Thursday 25th of October

Sergey Kitaev

Sequences and morphisms

The Arshon sequence was given in 1937 in connection with the problem of constructing a square-free sequence on a given alphabet. The Dragon curve (the paperfolding sequence) was discovered by physicist John Heighway and was described by Martin Gardner in 1978. The Peano curve was studied by the Italian mathematician Giuseppe Peano in 1890 as an example of a continuous space filling curve. The Peano infinite word is a discrete analog of the Peano curve.

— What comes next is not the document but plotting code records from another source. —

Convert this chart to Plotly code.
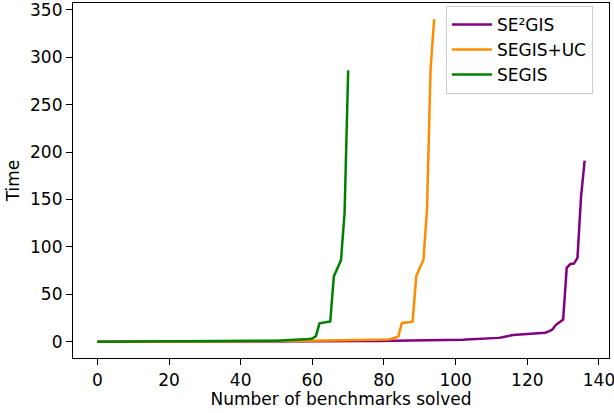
import plotly.graph_objects as go

series_names = ["SE\u00b2GIS", "SEGIS+UC", "SEGIS"]
series_colors = ["purple", "darkorange", "green"]

se2gis_times = [
    0.02, 0.02, 0.03, 0.03, 0.03, 0.04, 0.04, 0.04, 0.05, 0.05,
    0.05, 0.06, 0.06, 0.06, 0.07, 0.07, 0.07, 0.08, 0.08, 0.08,
    0.09, 0.09, 0.1, 0.1, 0.1, 0.11, 0.11, 0.12, 0.12, 0.13,
    0.13, 0.14, 0.14, 0.15, 0.15, 0.16, 0.17, 0.17, 0.18, 0.19,
    0.2, 0.21, 0.22, 0.23, 0.24, 0.25, 0.26, 0.27, 0.28, 0.3,
    0.31, 0.32, 0.34, 0.35, 0.37, 0.38, 0.4, 0.42, 0.44, 0.46,
    0.48, 0.5, 0.52, 0.54, 0.56, 0.58, 0.6, 0.62, 0.64, 0.66,
    0.68, 0.7, 0.72, 0.74, 0.76, 0.78, 0.8, 0.82, 0.85, 0.88,
    0.9, 0.93, 0.95, 0.98, 1.0, 1.03, 1.06, 1.1, 1.13, 1.16,
    1.2, 1.23, 1.26, 1.3, 1.33, 1.37, 1.4, 1.5, 1.65, 1.8,
    1.95, 2.1, 2.25, 2.4, 2.55, 2.7, 2.9, 3.1, 3.3, 3.5,
    3.7, 3.8, 4.2, 4.8, 5.8, 6.5, 7.2, 7.5, 7.8, 8.1,
    8.4, 8.7, 9.0, 9.2, 9.4, 9.6, 11, 13, 18, 21,
    23.5, 78, 82, 82.5, 88.5, 153, 191,
]

segis_uc_times = [
    0.03, 0.03, 0.04, 0.04, 0.05, 0.05, 0.05, 0.06, 0.06, 0.07,
    0.07, 0.08, 0.08, 0.09, 0.09, 0.1, 0.1, 0.11, 0.11, 0.12,
    0.12, 0.13, 0.14, 0.14, 0.15, 0.16, 0.17, 0.18, 0.19, 0.2,
    0.21, 0.22, 0.23, 0.24, 0.25, 0.27, 0.28, 0.3, 0.32, 0.34,
    0.36, 0.38, 0.4, 0.42, 0.45, 0.48, 0.5, 0.53, 0.56, 0.6,
    0.63, 0.66, 0.7, 0.74, 0.78, 0.82, 0.86, 0.9, 0.95, 1.0,
    1.05, 1.1, 1.15, 1.2, 1.25, 1.3, 1.35, 1.4, 1.45, 1.5,
    1.55, 1.6, 1.65, 1.7, 1.75, 1.8, 1.9, 2.0, 2.1, 2.2,
    2.3, 2.5, 3.0, 4.2, 5.5, 20, 20.2, 20.6, 21.5, 69,
    78, 86, 139, 287, 340,
]

segis_times = [
    0.04, 0.05, 0.05, 0.06, 0.06, 0.07, 0.07, 0.08, 0.08, 0.09,
    0.09, 0.1, 0.1, 0.11, 0.12, 0.12, 0.13, 0.14, 0.15, 0.16,
    0.17, 0.18, 0.19, 0.2, 0.21, 0.22, 0.24, 0.25, 0.27, 0.29,
    0.31, 0.33, 0.35, 0.37, 0.4, 0.43, 0.46, 0.5, 0.54, 0.58,
    0.62, 0.67, 0.72, 0.78, 0.84, 0.9, 0.97, 1.05, 1.13, 1.22,
    1.3, 1.4, 1.5, 1.6, 1.75, 1.9, 2.05, 2.2, 2.5, 3.0,
    3.6, 6.0, 19.5, 20, 20.4, 21.5, 69, 78, 86, 136,
    286,
]

x_ticks = [0, 20, 40, 60, 80, 100, 120, 140]
y_ticks = [0, 50, 100, 150, 200, 250, 300, 350]

FONT = "DejaVu Sans"
FS = 17

fig = go.Figure()
for name, color, ys in zip(series_names, series_colors,
                           [se2gis_times, segis_uc_times, segis_times]):
    fig.add_trace(go.Scatter(
        x=list(range(len(ys))), y=ys, mode="lines", name=name,
        line=dict(color=color, width=2.5),
    ))

axis_common = dict(
    showgrid=False, zeroline=False, showline=True, linecolor="black",
    linewidth=1.2, mirror=True, ticks="outside", ticklen=6, tickwidth=1.2,
    tickcolor="black", tickfont=dict(family=FONT, size=FS, color="black"),
    automargin=False, ticklabeloverflow="allow",
)

fig.update_xaxes(range=[-6.8, 142.8], tickvals=x_ticks,
                 title=dict(text="Number of benchmarks solved",
                            font=dict(family=FONT, size=FS, color="black"),
                            standoff=3),
                 **axis_common)
fig.update_yaxes(range=[-17, 357], tickvals=y_ticks,
                 title=dict(text="Time",
                            font=dict(family=FONT, size=FS, color="black"),
                            standoff=6),
                 **axis_common)

fig.update_layout(
    width=614, height=413,
    margin=dict(l=73, r=5, t=3, b=55),
    paper_bgcolor="white", plot_bgcolor="white",
    font=dict(family=FONT, size=FS, color="black"),
    showlegend=True,
    legend=dict(x=0.97, y=0.992, xanchor="right", yanchor="top",
                bgcolor="rgba(255,255,255,0.8)", bordercolor="#cccccc",
                borderwidth=1, font=dict(family=FONT, size=FS, color="black"),
                itemwidth=40),
)

fig.write_html("out.html",
               config={"displayModeBar": False},
               post_script="document.body.style.margin='0';"
                           "document.body.style.overflow='hidden';")
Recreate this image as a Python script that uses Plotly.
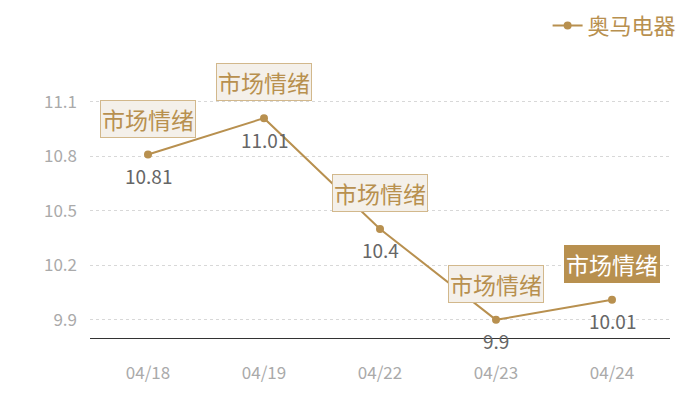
import plotly.graph_objects as go

dates = ["04/18", "04/19", "04/22", "04/23", "04/24"]
prices = [10.81, 11.01, 10.4, 9.9, 10.01]
note_text = "市场情绪"
series_name = "奥马电器"
y_ticks = [9.9, 10.2, 10.5, 10.8, 11.1]

gold = "#b8904f"
font_cn = "Noto Sans CJK SC"

fig = go.Figure()
fig.add_trace(go.Scatter(
    x=dates, y=prices, name=series_name,
    mode="lines+markers",
    line=dict(color=gold, width=2),
    marker=dict(color=gold, size=8),
    cliponaxis=False,
))

for i, (d, v) in enumerate(zip(dates, prices)):
    last = i == len(dates) - 1
    # value label under the point
    fig.add_annotation(
        x=d, y=v, text=str(v), showarrow=False, yshift=-21,
        font=dict(size=19, color="#666666", family=font_cn),
    )
    # boxed note above the point, last one highlighted
    fig.add_annotation(
        x=d, y=v, text=note_text, showarrow=False, yshift=36,
        font=dict(size=23, color="#ffffff" if last else gold, family=font_cn),
        bgcolor=gold if last else "#f4f0ea",
        bordercolor=gold if last else "#d2b88c",
        borderwidth=1, borderpad=1,
    )

# top boundary line of the value axis
fig.add_shape(type="line", xref="paper", yref="y", x0=0, x1=1, y0=11.115, y1=11.115,
              line=dict(color="#d8d8d8", width=1, dash="dot"))

# page body adds 8px, so the figure is drawn 8px smaller
fig.update_layout(
    width=692, height=392,
    margin=dict(l=82, r=30, t=92, b=62, autoexpand=False),
    paper_bgcolor="white", plot_bgcolor="white",
    font=dict(family=font_cn),
    showlegend=True,
    legend=dict(orientation="h", x=1.02, xanchor="right", y=1.40, yanchor="top",
                font=dict(size=22, color=gold, family=font_cn),
                bgcolor="rgba(0,0,0,0)"),
    xaxis=dict(range=[-0.5, 4.5], showgrid=False, showline=True, linecolor="#333333",
               linewidth=1, ticks="", tickfont=dict(size=17, color="#aaaaaa"),
               ticklabelstandoff=20),
    yaxis=dict(range=[9.8, 11.11], tickvals=y_ticks, ticktext=[str(t) for t in y_ticks],
               showgrid=True, gridcolor="#d8d8d8", griddash="dot", gridwidth=1,
               zeroline=False, showline=False, ticks="",
               tickfont=dict(size=17, color="#aaaaaa"), ticklabelstandoff=12),
)

fig.write_html("out.html")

Are there any similarities between the Arshon sequence, the Dragon curve, and the Peano infinite word? In this talk, which does not require any special background, I will answer this question in the affirmative.

Thursday 18th of October

Max Neunhoeffer
(St Andrews)
Iwahori-Hecke algebras and James' conjecture

In this talk I explain what James' conjecture about Iwahori-Hecke algebras is. To this end I define the algebras, introduce some concepts of their representation theory over different fields and finally present a formulation of James' conjecture.

Thursday 11th of October

Mike Evans
(Washington and Lee University, USA)
Graphing by connecting the dots

Being the pointwise limit of a sequence of continuous functions, every function of Baire class one can certainly be expressed as a pointwise limit of a sequence of continuous piecewise linear functions. However, can these continuous pointwise linear approximating functions be chosen to have their vertices on the graph of the original function, i.e., can the graph of the function be approximated by connecting the appropriate dots? We shall show that the answer is 'maybe'.

Thursday 4th of October

Prof Darji
(University of Louisville, USA)
The dichotomy between meager and Haar null sets

In this talk we discuss meager sets and Haar null sets in Polish groups. It's often the case that the sets of importance in Polish groups are simultaneously meager and Haar null. However, we show that for some natural concepts in algebra and analysis meager sets and Haar null sets exhibit very different behavior. We discuss examples of such phenomenon in the symmetric group on the natural number, the Baer-Specker group and the the group of continuous real-valued functions on [0,1].